I guess I could construct an Args-pack where the elements are inversed, then construct that from the stack, and then inverse that, but thats a few too many operations for my liking (pretty sure all that would get optimized in release-build, but debug-performance is also a priority for me).

@shaarigan Thanks! That actually put me on the right track for the solution I was looking for.
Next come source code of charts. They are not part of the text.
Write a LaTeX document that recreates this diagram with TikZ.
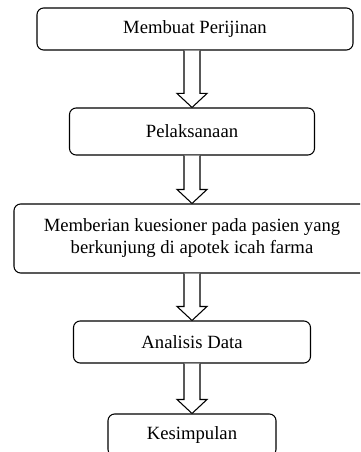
\documentclass[tikz,border=0pt]{standalone}
\usepackage{fontspec}
\setmainfont{Liberation Serif}
\usetikzlibrary{calc}
\tikzset{
  stepbox/.style={draw,line width=0.8pt,rounded corners=5,align=center,
    font=\fontsize{14}{16.5}\selectfont,inner sep=0pt},
  blockarrow/.style={draw,line width=0.8pt,fill=white,line join=miter}
}
% block arrow from the bottom of #1 to the top of #2
\newcommand{\blockarr}[2]{%
  \draw[blockarrow] ($(#1.south -| #2.north)+(-8,0)$) -- ($(#2.north)+(-8,-14)$)
    -- ($(#2.north)+(-15,-14)$) -- (#2.north) -- ($(#2.north)+(15,-14)$)
    -- ($(#2.north)+(8,-14)$) -- ($(#1.south -| #2.north)+(8,0)$);}
\begin{document}
\begin{tikzpicture}[x=0.75pt,y=-0.75pt]
\useasboundingbox (0,0) rectangle (360,452);
\clip (0,0) rectangle (360,452);
\node[stepbox,minimum width=316*0.75pt,minimum height=42*0.75pt] (izin) at (195,29) {Membuat Perijinan};
\node[stepbox,minimum width=245*0.75pt,minimum height=47*0.75pt] (laksana) at (192,131.5) {Pelaksanaan};
\node[stepbox,minimum width=356*0.75pt,minimum height=69*0.75pt] (kuesioner) at (192,238.5)
  {Memberian kuesioner pada pasien yang\\berkunjung di apotek icah farma};
\node[stepbox,minimum width=237*0.75pt,minimum height=42*0.75pt] (analisis) at (192,342) {Analisis Data};
\node[stepbox,minimum width=168*0.75pt,minimum height=42*0.75pt] (simpul) at (192,435) {Kesimpulan};
\blockarr{izin}{laksana}
\blockarr{laksana}{kuesioner}
\blockarr{kuesioner}{analisis}
\blockarr{analisis}{simpul}
\end{tikzpicture}
\end{document}
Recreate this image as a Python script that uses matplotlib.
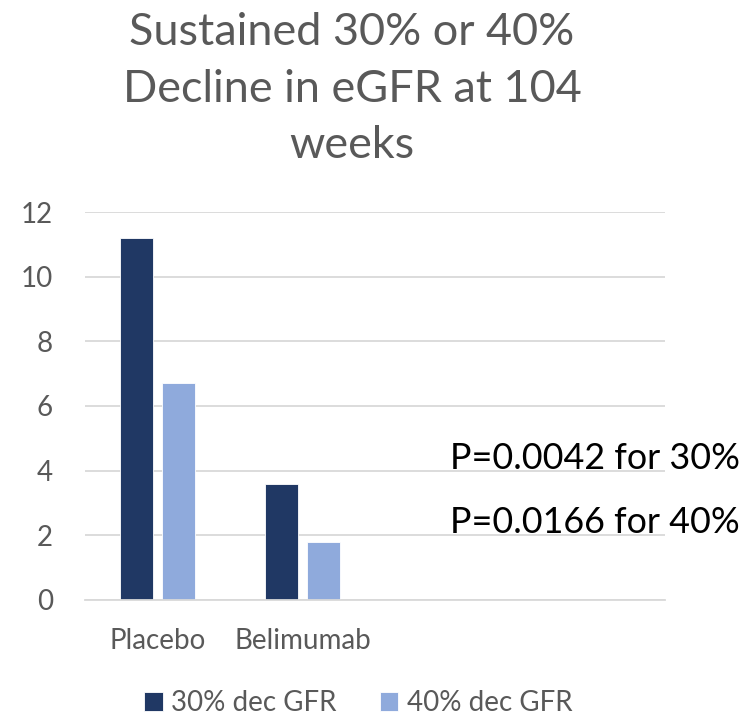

Now I'm not that good with macros, especially variadic ones (I've always had the privilege of working with c++11-parameter packs even before it was officially out), but I can really just write the overloads myself now:

template<typename Return, typename Arg1, typename Arg2, typename Functor>
Return genericWrapper(Functor functor, Stack& stack)
{
	Arg2 arg2 = stack.Pop<Arg2>();
	Arg1 arg1 = stack.Pop<Arg1>();

	return functor(arg1, arg2);
}

template<typename Return, typename Arg, typename Functor>
Return genericWrapper(Functor functor, Stack& stack)
{
	Arg arg = stack.Pop<Arg>();

	return functor(arg);
}

template<typename Return, typename Functor>
Return genericWrapper(Functor functor, Stack& stack)
{
	functor();
}

I'll probably look into the macro-solution you posted some other time, but right now I can't figure out how to that for the life of me. Its more important to get going now, and I don't mind the code-duplication here too much. I don't have functions with so many parameters anyway, so I'll probably have to write that up to 10 or so.

Legit!

My solution is less “real” variadic rather than a set of macros which call each other from a chain depending on the number specified. So for example

DO(a, n) JOIN(DO_, n)(a)
DO_0(a) JOIN(a, 0)
DO_1(a) DO_0(a) JOIN(a, 1)
DO_2(a) DO_1(a) JOIN(a, 2)
DO_3(a) DO_2(a) JOIN(a, 3)
...
DO_99(a) DO_98(a) JOIN(a, 99)

Ah, thanks again. I get it now. So instead of having to write an increasing number of “arg”-lines per specialization, I just write the set of macros for how many I want to have and then use those. I like it.